Что же касается «автосубъектности» русской власти, то упорная борьба последней с любыми формами общественной субъектности проходит через всю историю второй половины XV – начала XX в. Уничтожение всяких следов самобытности всех русских земель, постепенно входящих в Московское государство. Полное подчинение городского самоуправления власти воевод и губернаторов. Запрещение любых видов общественной самоорганизации, даже благотворительных обществ. Жёсткое ограничение деятельности земства. В итоге в момент колоссального государственного кризиса после падения самодержавия русское общество не имело в руках никаких рычагов управления.

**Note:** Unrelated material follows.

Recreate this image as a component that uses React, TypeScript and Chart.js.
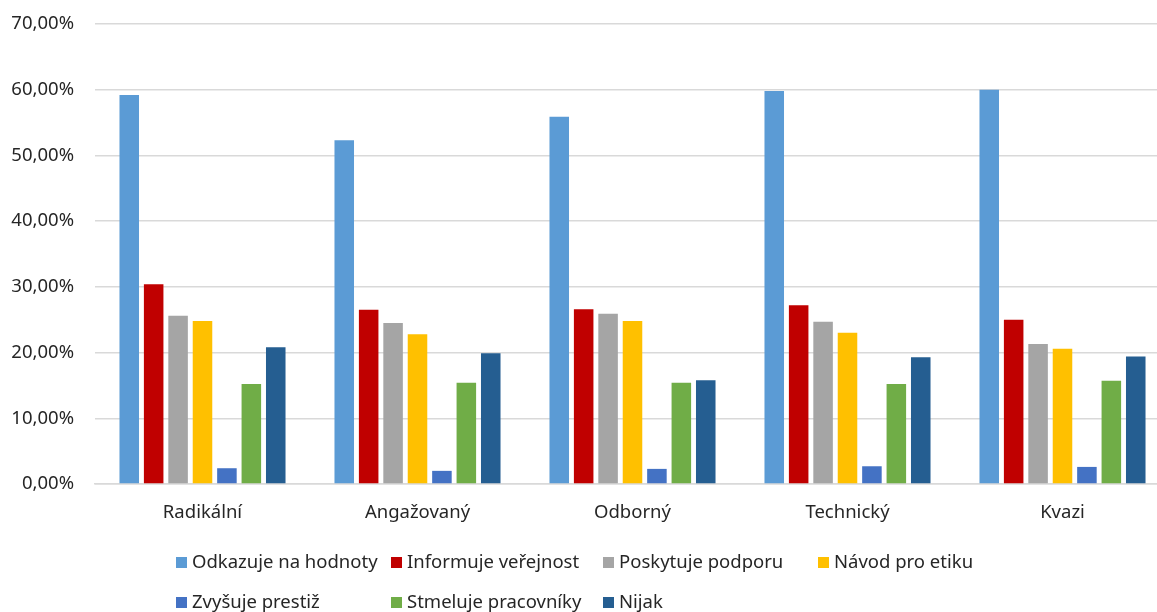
import React, { useEffect, useRef } from "react";
import { Chart, registerables } from "chart.js";

Chart.register(...registerables);

const categories = ["Radikální", "Angažovaný", "Odborný", "Technický", "Kvazi"];
const seriesNames = [
  "Odkazuje na hodnoty",
  "Informuje veřejnost",
  "Poskytuje podporu",
  "Návod pro etiku",
  "Zvyšuje prestiž",
  "Stmeluje pracovníky",
  "Nijak",
];
const odkazuje = [59.2, 52.3, 55.9, 59.8, 60.0];
const informuje = [30.4, 26.5, 26.6, 27.2, 25.0];
const poskytuje = [25.6, 24.5, 25.9, 24.7, 21.3];
const navod = [24.8, 22.8, 24.8, 23.0, 20.6];
const zvysuje = [2.4, 2.0, 2.3, 2.7, 2.6];
const stmeluje = [15.2, 15.4, 15.4, 15.2, 15.7];
const nijak = [20.8, 19.9, 15.8, 19.3, 19.4];
const seriesValues = [odkazuje, informuje, poskytuje, navod, zvysuje, stmeluje, nijak];
const colors = ["#5B9BD5", "#C00000", "#A5A5A5", "#FFC000", "#4472C4", "#70AD47", "#255E91"];

const FONT = "'Noto Sans', sans-serif";
const TEXT_COLOR = "#262626";

const legendPlugin = {
  id: "gridLegend",
  afterDraw(chart: any) {
    const ctx = chart.ctx;
    const colX = [176, 391, 603, 818];
    const rowBase = [568, 608];
    ctx.save();
    ctx.font = `18.5px ${FONT}`;
    ctx.textBaseline = "alphabetic";
    ctx.textAlign = "left";
    chart.data.datasets.forEach((ds: any, i: number) => {
      const col = i % 4;
      const row = Math.floor(i / 4);
      const x = colX[col];
      const base = rowBase[row];
      ctx.fillStyle = ds.backgroundColor;
      ctx.fillRect(x, base - 11, 11, 11);
      ctx.fillStyle = TEXT_COLOR;
      ctx.fillText(ds.label, x + 16, base);
    });
    ctx.restore();
  },
};

export default function App() {
  const ref = useRef<HTMLCanvasElement>(null);
  useEffect(() => {
    if (!ref.current) return;
    const chart = new Chart(ref.current, {
      type: "bar",
      data: {
        labels: categories,
        datasets: seriesNames.map((name, i) => ({
          label: name,
          data: seriesValues[i],
          backgroundColor: colors[i],
          borderWidth: 0,
          categoryPercentage: 0.795,
          barPercentage: 0.8,
        })),
      },
      options: {
        animation: false,
        responsive: false,
        maintainAspectRatio: false,
        layout: { padding: { top: 24, right: 2, bottom: 0, left: 0 } },
        plugins: { legend: { display: false }, tooltip: { enabled: false } },
        scales: {
          x: {
            grid: { display: false, drawTicks: false },
            border: { display: true, color: "#d9d9d9", width: 1.5 },
            ticks: { font: { family: FONT, size: 18.5 }, color: TEXT_COLOR, padding: 18 },
            afterFit: (s: any) => {
              s.height = 128;
            },
          },
          y: {
            min: 0,
            max: 70,
            ticks: {
              stepSize: 10,
              font: { family: FONT, size: 18.5 },
              color: TEXT_COLOR,
              padding: 0,
              callback: (v: any) => Number(v).toFixed(2).replace(".", ",") + "%",
            },
            grid: {
              color: "#d9d9d9",
              lineWidth: 1.5,
              drawTicks: true,
              tickLength: 21,
              tickColor: "rgba(0,0,0,0)",
            },
            border: { display: false },
            afterFit: (s: any) => {
              s.width = 95;
            },
          },
        },
      },
      plugins: [legendPlugin],
    });
    return () => chart.destroy();
  }, []);
  return (
    <div
      style={{
        position: "fixed",
        left: 0,
        top: 0,
        width: 1157,
        height: 612,
        overflow: "hidden",
        background: "#fff",
      }}
    >
      <canvas ref={ref} width={1172} height={612} style={{ display: "block", width: 1172, height: 612 }} />
    </div>
  );
}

Ещё одна важная особенность русского самодержавия – высокий уровень его сакрализации, приближающийся к обожествлению. Сакрализация власти была присуща и Европе, но уже с XIII в. императоры и короли «заимствовали свой отблеск вечности не столько у Церкви, сколько у Правосудия и Публичного права в толковании учёных-юристов… Древняя идея литургической сущности власти постепенно исчезала, уступая место новой модели королевской власти, центрированной на сфере права»[24]. В отличие от других европейских монархий, к XVIII в. всё более и более секуляризировавшихся, русская, напротив, в это время усилила свою самосакрализацию, ибо начиная с Петра I, упразднившего патриаршество, российские венценосцы фактически соединили в своих руках и светскую, и духовную власть. «Сакрализация захватывает самые разнообразные сферы – государственное управление, национальное историческое самосознание, богослужение, церковное учительство (проповедь, преподавание Закона Божиего и т. п.) и, наконец, самоё духовность. Более того, царское самодержавие начинает приобретать статус вероисповедного догмата. Почитание царя становится рядом с почитанием святых, и таким образом культ царя делается как бы необходимым условием религиозности. Красноречивое свидетельство этого находим в монархической брошюре “Власть самодержавная…” [1906], где подчёркивается именно догматический статус царского культа: “Истина самодержавия царей православных, то есть поставление и утверждение их на престолах царств от Самого Бога, так священна, что по духу учения и законоположений церковных она возводится некоторым образом на степень догмата веры, нарушение и отрицание которого сопровождается отлучением от церкви” <…>. В чине анафематствования, совершаемом в Неделю Православия, среди перечисления главных догматических ересей в императорский период было вставлено (под № 11): “Помышляющим, яко православные государи возводятся на престол не по особливому о них Божиему благоволению и при помазании дарования Св. Духа к прохождению сего великаго звания в них не изливаются: и тако дерзающим против них на бунт и измену – анафема”»[25]. Напомним, первая статья Свода законов Российской империи вплоть до самого крушения оной гласила, что повиноваться самодержцу «не токмо за страх, но и за совесть Сам Бог повелевает».





22

Там же. С. 270.

23

См., напр.: Канторович Э.Х. Два тела короля. Исследование по средневековой политической теологии. М., 2014; [Варъяш И.И.] Потестарные институты и должности в Испании в V–XV вв. // Властные институты и должности в Европе в Средние века и раннее Новое время. М., 2011. С. 392.

24

Канторович Э.Х. Указ. соч. С. 287.

25

Успенский Б.А. [в соавт. с В.М. Живовым] Царь и Бог. (Семиотические аспекты сакрализации монарха в России) // Он же. Избранные труды. Т. 1. 2-е изд., испр. и доп. М., 1996. С. 285–286.